Maka yang berhak mengelola hutan dalam hal ini adalah negara untuk kemaslahatan umat. Tidak boleh diserahkan kepemilikannya kepada seseorang atau swasta, terlebih asing. Sehingga hak rakyat tidak terpenuhi.
Negara harus menjaga kelestarian hutan, terutama hutan gambut yang sangat bermanfaat untuk paru-paru dunia, penyimpan air pada saat musim hujan dan sebagai sumber air pada saat musim kemarau tiba. Selain itu hutan gambut adalah sumber habitat flora dan fauna yang menjaga keseimbangan alam.
Selain larangan pemilikan hutan, Negara juga harus memberi sanksi yang tegas kepada pelaku pembakaran hutan dengan ta’zir kepala negara (Khalifah) hingga mampu menimbulkan efek jera dan penebus dosa bagi pelakunya.

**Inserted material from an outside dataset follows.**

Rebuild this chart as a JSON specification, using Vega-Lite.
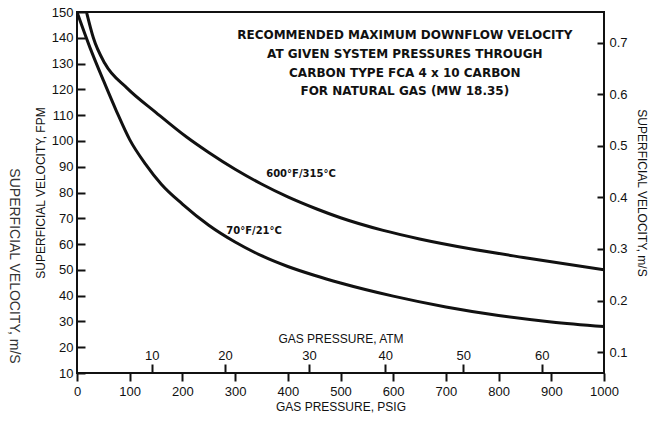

Dengan pengaturan yang terperinci tentang kepemilikan, kesadaran umum untuk menjaga lingkungan dan sanksi yang tegas bagi pelaku kemaksiatan akan menjadi solusi tuntas karhutla.
Namun penyelesaian masalah Karhutla ini tidak akan mungkin bisa diterapkan tanpa ada perubahan rezim dan Sistem yang diberlakukan sekarang. Rezim yang sangat Pro Kapital dan Sistem Kapitalisme Sekuler ini adalah sumber masalahnya.
Oleh karena itu harus ada perubahan secara fundamental terhadap tatanan kehidupan yang rusak dan merusak ini. Yaitu harus kembali kepada penerapan hukum-hukum Allah SWT.